Copy every line of the data that contains the string "code".

++++++

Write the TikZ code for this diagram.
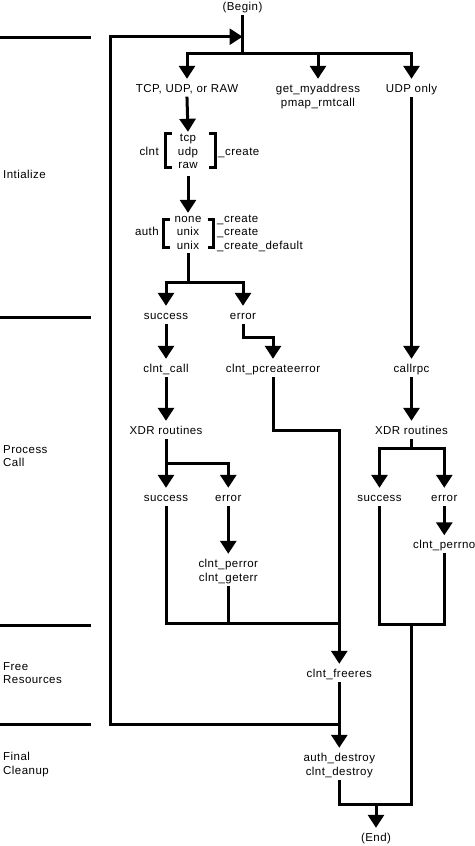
\documentclass[tikz,border=0pt]{standalone}
\usepackage{fontspec}
\setmainfont{Liberation Sans}[LetterSpace=4]
\usetikzlibrary{arrows.meta}
\begin{document}
\begin{tikzpicture}[x=1pt,y=-1pt,
  ln/.style={line width=3pt,line cap=rect,line join=miter},
  ar/.style={line width=3pt,line cap=rect,line join=miter,-{Triangle[length=13pt,width=16pt]}},
  brk/.style={line width=3pt,line cap=butt,line join=miter},
  bar/.style={line width=3pt,line cap=butt},
  lb/.style={font=\fontsize{11.5}{13}\selectfont,inner xsep=1pt,inner ysep=5pt,text height=8pt,text depth=1pt,anchor=base},
  sk/.style={lb,inner ysep=1pt},
  lw/.style={font=\fontsize{11.5}{13}\selectfont,inner sep=0pt,anchor=base west},
  le/.style={font=\fontsize{11.5}{13}\selectfont,inner sep=0pt,anchor=base east}]
\useasboundingbox (0,0) rectangle (474,846);

% section bars and labels
\draw[bar] (0,37) -- (90.7,37);
\draw[bar] (0,317.3) -- (90.7,317.3);
\draw[bar] (0,625) -- (90.7,625);
\draw[bar] (0,724.3) -- (90.7,724.3);
\node[lw] (s1) at (3,178) {Intialize};
\node[lw] (s2a) at (3,453.3) {Process};
\node[lw] (s2b) at (3,466.5) {Call};
\node[lw] (s3a) at (3,670) {Free};
\node[lw] (s3b) at (3,683) {Resources};
\node[lw] (s4a) at (3,760.5) {Final};
\node[lw] (s4b) at (3,774) {Cleanup};

% nodes
\node[lb] (begin) at (242.5,10) {(Begin)};
\node[lb] (tcp) at (187,92) {TCP, UDP, or RAW};
\node[lb] (gma) at (318,92) {get\_myaddress};
\node[lb] (pmap) at (318,106) {pmap\_rmtcall};
\node[lb] (udp) at (411.5,92) {UDP only};

\node[le] (clntw) at (159,155) {clnt};
\node[sk] (ctcp) at (188,141) {tcp};
\node[sk] (cudp) at (188,155) {udp};
\node[sk] (craw) at (188,168.5) {raw};
\node[lw] (ccr) at (218,155) {\_create};

\node[le] (authw) at (159,235.5) {auth};
\node[sk] (anone) at (188,222) {none};
\node[sk] (aunix) at (188,235.5) {unix};
\node[sk] (aunixb) at (188,249) {unix};
\node[lw] (acr1) at (217,222) {\_create};
\node[lw] (acr2) at (217,235.5) {\_create};
\node[lw] (acr3) at (217,249) {\_create\_default};

\node[lb] (succ) at (166,319) {success};
\node[lb] (err) at (243,319) {error};
\node[lb] (ccall) at (166,372) {clnt\_call};
\node[lb] (pcr) at (273,372) {clnt\_pcreateerror};
\node[lb] (crpc) at (411.5,372) {callrpc};
\node[lb] (xdr1) at (166,434) {XDR routines};
\node[lb] (xdr2) at (411.5,434) {XDR routines};
\node[lb] (succ2) at (166,501) {success};
\node[lb] (err2) at (228.3,501) {error};
\node[lb] (succ3) at (379.5,501) {success};
\node[lb] (err3) at (444.3,501) {error};
\node[lb] (perrno) at (444.3,548.5) {clnt\_perrno};
\node[lb] (perr) at (228.3,567) {clnt\_perror};
\node[lb] (geterr) at (228.3,581) {clnt\_geterr};
\node[lb] (free) at (339.3,677) {clnt\_freeres};
\node[lb] (ades) at (339.3,761) {auth\_destroy};
\node[lb] (cdes) at (339.3,775) {clnt\_destroy};
\node[lb] (end) at (376,841) {(End)};

% brackets
\draw[brk] (171.5,133) -- (165,133) -- (165,167) -- (171.5,167);
\draw[brk] (208.5,133) -- (215,133) -- (215,167) -- (208.5,167);
\draw[brk] (169.5,219.8) -- (163.5,219.8) -- (163.5,247.5) -- (169.5,247.5);
\draw[brk] (207.5,219.8) -- (213.5,219.8) -- (213.5,247.5) -- (207.5,247.5);

% junction coordinates
\coordinate (j0) at (242.5,53);
\coordinate (jb) at (242.5,36.7);
\coordinate (lp) at (110,36.7);
\coordinate (j1) at (188,282);
\coordinate (j2) at (166,463);
\coordinate (j3) at (411.5,448);
\coordinate (jm) at (339.3,623);
\coordinate (jr) at (411.5,624);
\coordinate (jf) at (339.3,724.3);
\coordinate (je) at (376,804);

% connectors
\draw[ln] (begin.south) -- (j0);
\draw[ar] (j0) -| (tcp.north);
\draw[ar] (j0) -| (udp.north);
\draw[ar] (gma.north |- j0) -- (gma.north);
\draw[ar] (tcp.south) -- (ctcp.north);
\draw[ar] ([yshift=-7pt]craw.south) -- (anone.north);
\draw[ln] ([yshift=-3pt]aunixb.south) -- (j1);
\draw[ar] (j1) -| (succ.north);
\draw[ar] (j1) -| (err.north);
\draw[ar] (succ.south) -- (ccall.north);
\draw[ar] (err.south) -- ++(0,12) -| (pcr.north);
\draw[ar] (ccall.south) -- (xdr1.north);
\draw[ar] (pcr.south) -- ++(0,52) -| (free.north);
\draw[ar] (xdr1.south) -- (succ2.north);
\draw[ar] (j2) -| (err2.north);
\draw[ar] (err2.south) -- (perr.north);
\draw[ln] (succ2.south) |- (jm);
\draw[ln] (geterr.south) -- (geterr.south |- jm);
\draw[ar] (udp.south) -- (crpc.north);
\draw[ar] (crpc.south) -- (xdr2.north);
\draw[ln] (xdr2.south) -- (j3);
\draw[ar] (j3) -| (succ3.north);
\draw[ar] (j3) -| (err3.north);
\draw[ar] (err3.south) -- (perrno.north);
\draw[ln] (succ3.south) |- (jr) -| (perrno.south);
\draw[ln] (jr) |- (je);
\draw[ln] (cdes.south) |- (je);
\draw[ar] (je) -- (end.north);
\draw[ar] (free.south) -- (ades.north);
\draw[ar] (jf) -| (lp) -- (jb);
\end{tikzpicture}
\end{document}
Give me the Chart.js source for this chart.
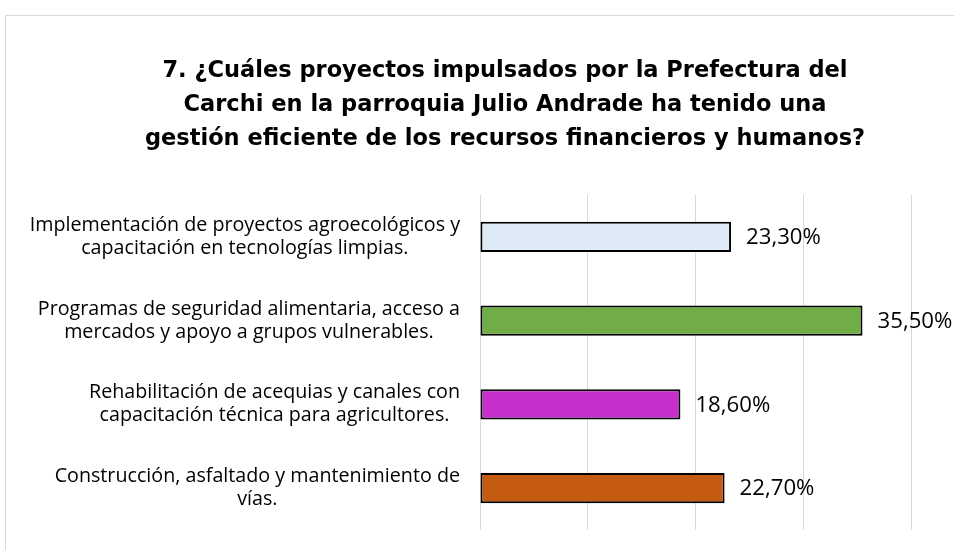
<!DOCTYPE html>
<html><head><meta charset="utf-8">
<script src="https://cdn.jsdelivr.net/npm/chart.js@4.4.1/dist/chart.umd.min.js"></script>
<style>
html,body{margin:0;padding:0;background:#fff;overflow:hidden}
#frame{position:absolute;left:5px;top:15px;width:1000px;height:600px;border:1px solid #d9d9d9;box-sizing:border-box}
#wrap{position:absolute;left:0;top:0;width:954px;height:550px}
</style></head><body>
<div id="frame"></div>
<div id="wrap"><canvas id="c" width="954" height="550"></canvas></div>
<script>
const titleLines = [
  '7. ¿Cuáles proyectos impulsados por la Prefectura del',
  'Carchi en la parroquia Julio Andrade ha tenido una',
  'gestión eficiente de los recursos financieros y humanos?'
];
const categories = [
  ['Implementación de proyectos agroecológicos y', 'capacitación en tecnologías limpias.'],
  ['Programas de seguridad alimentaria, acceso a', 'mercados y apoyo a grupos vulnerables.'],
  ['Rehabilitación de acequias y canales con', 'capacitación técnica para agricultores.'],
  ['Construcción, asfaltado y mantenimiento de', 'vías.']
];
const values = [23.3, 35.5, 18.6, 22.7];
const barColors = ['#DEEBF7', '#70AD47', '#C530CF', '#C55A11'];
const xMin = 0, xMax = 40, xStep = 10;

const fmt = v => v.toFixed(2).replace('.', ',') + '%';

const labelPlugin = {
  id: 'labels',
  afterDraw(chart) {
    const ctx = chart.ctx;
    const ys = chart.scales.y;
    ctx.save();
    ctx.fillStyle = '#000';
    ctx.textBaseline = 'middle';
    ctx.font = '19.7px "Open Sans"';
    const right = chart.chartArea.left - 20;
    categories.forEach((lines, i) => {
      const cy = ys.getPixelForTick(i);
      const maxW = Math.max(...lines.map(l => ctx.measureText(l).width));
      const cx = right - maxW / 2;
      ctx.textAlign = 'center';
      const lh = 23;
      lines.forEach((l, j) => ctx.fillText(l, cx, cy + (j - (lines.length - 1) / 2) * lh));
    });
    ctx.font = '22.2px "Open Sans"';
    ctx.textAlign = 'left';
    const meta = chart.getDatasetMeta(0);
    meta.data.forEach((bar, i) => {
      ctx.fillText(fmt(values[i]), bar.x + 15, bar.y + 1);
    });
    ctx.restore();
  }
};

new Chart(document.getElementById('c'), {
  type: 'bar',
  data: {
    labels: categories,
    datasets: [{
      data: values,
      backgroundColor: barColors,
      borderColor: '#000',
      borderWidth: 2,
      borderSkipped: false,
      categoryPercentage: 1,
      barPercentage: 0.36
    }]
  },
  options: {
    responsive: false,
    animation: false,
    indexAxis: 'y',
    layout: { padding: { left: 99, right: 43, top: 54, bottom: 20 } },
    plugins: {
      legend: { display: false },
      tooltip: { enabled: false },
      title: {
        display: true,
        text: titleLines,
        color: '#000',
        font: { family: '"DejaVu Sans"', size: 22.5, weight: 'bold', lineHeight: 34 / 22.5 },
        padding: { top: 0, bottom: 39 }
      }
    },
    scales: {
      x: {
        min: xMin, max: xMax,
        ticks: { display: false, stepSize: xStep },
        grid: { color: '#d9d9d9', lineWidth: 1, drawTicks: false },
        border: { display: false }
      },
      y: {
        ticks: { display: false },
        grid: { display: false },
        border: { display: false },
        afterFit(s) { s.width = 381; }
      }
    }
  },
  plugins: [labelPlugin]
});
</script>
</body></html>
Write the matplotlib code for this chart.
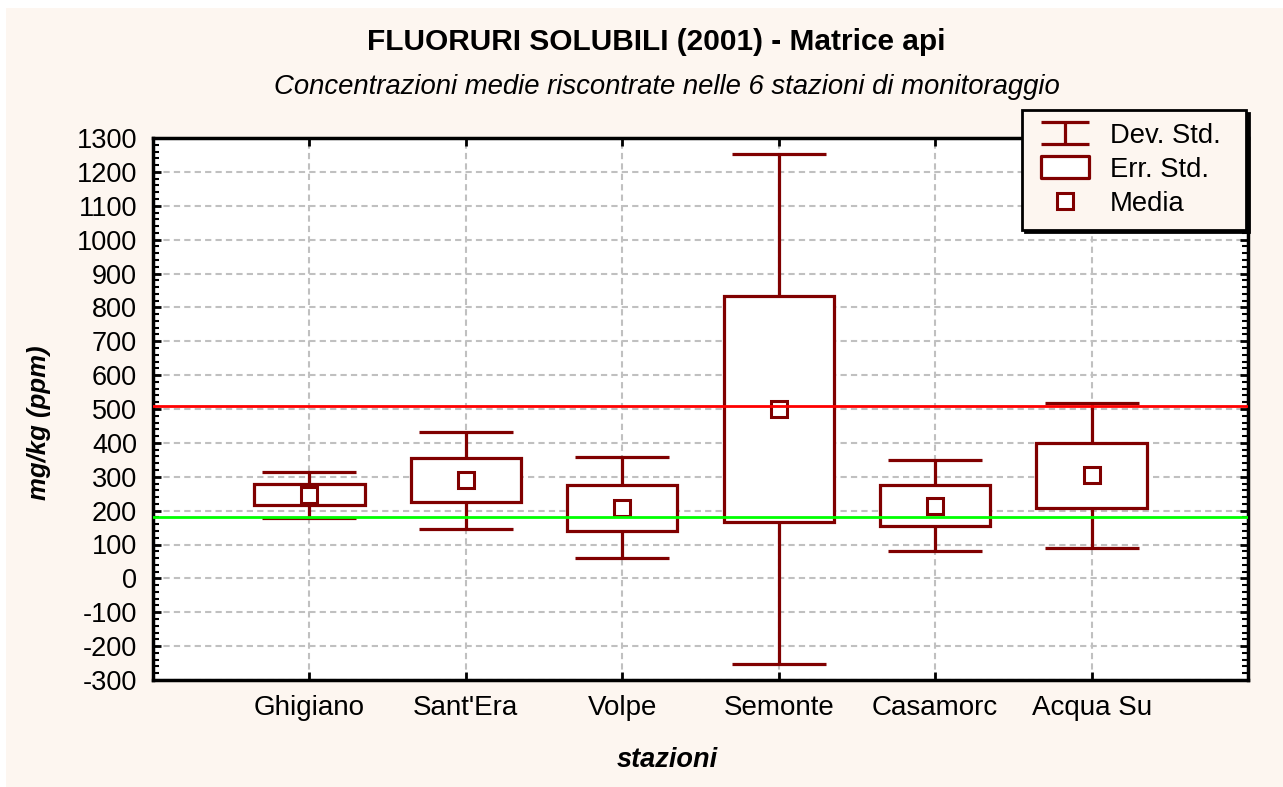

++++++

*RESPONSE TO THIS TASK:*
Write the TikZ code for this diagram.
Write the matplotlib code for this chart.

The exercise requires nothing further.